The initial tender committee resigned at the weekend following disagreements with the evaluation committee over the tender for BVR kits and automated finger identification. The delay has allegedly been partly caused by senior officials in the Office of the President, who have been making phone calls for a company that was not the lowest bidder, the Star learned yesterday.
It has also emerged that the previous committee chair Praxedes Tororey clashed with vice chair E. Karisa over procurement rules. The new tender committee was formed after a day-long meeting between Chief Electoral officer James Oswago and the directors on Monday. It is chaired by IEBC's director for voter registration and electoral operations, Immaculate Kassait.
The commission is pressure to meet the deadlines so that the election can take place on March 4, 2013. The IEBC shortlisted four firms including 4G Identity Solutions of India which quoted $45 million (Sh3.72 billion), Symphony of India whose bid was $47.5 million (Sh3.9 billion), Face Technologies of South Africa at $55.3 million (Sh4.6 billion) and OnTrack of Israel at $99.4 million (Sh8.2 billion).
The committee later awarded the tender to Face Technologies of South Africa which ranked third behind 4G Identity Solutions of India and Symphony of Kenya against the recommendation of the evaluation committee which recommended the Indian firm. The Public Procurement and Oversight Authority advised last week that the tender be awarded to the lowest bidder. PPOA subsequently cautioned that the tender committee was not allowed by law to modify the recommendations of the evaluation committee.
In 2009, Face Technologies which was making driving permits ran into problems with the Uganda Revenue Authority after it refused to settle $2 million in tax arrears. In the same year, the South African firm was also accused of causing $3million loss to NSSF of Uganda after it was contracted to set up an integrated management information system that failed to work.
Symphony, a 33 years old IT company based in Kenya, has undertaken large IT project for the Kenyan government. It has also worked in Uganda, Rwanda, Ethiopia and Burundi, with a 200-man development center in India for its Healthcare solution. It is currently working with a German company Dermalog who are experts in fingerprint identification.

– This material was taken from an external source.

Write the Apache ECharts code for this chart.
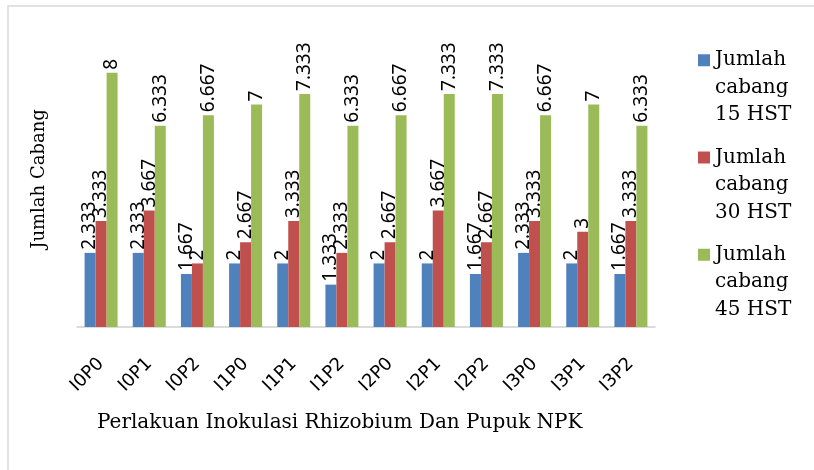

The Canadian company Code Inc approached Symphony over possible technical assistance in case they won the tender but Symphony declined. Code successfully conducted the trial run for BVR in Kenya of 1.5 million voters in 18 constituencies last year. 4G Identity Solutions, which is based in Hyderabad, has conducted around 50 projects in India.
The Kenya High Commission in India in May recommended that they should not be awarded the tender because of queries over a sub-contract in Aadhaar. However sources said this was just a 'show cause' that was successfully answered by 4G. IEBC yesterday announced 2900 vacancies for registration clerks who will carry out the voter registration exercise countrywide for 30 days using the BVR. The IEBC is currently preparing to roll out electronic voter registration countrywide after the High Court retained the 80 new constituencies with only a few alterations.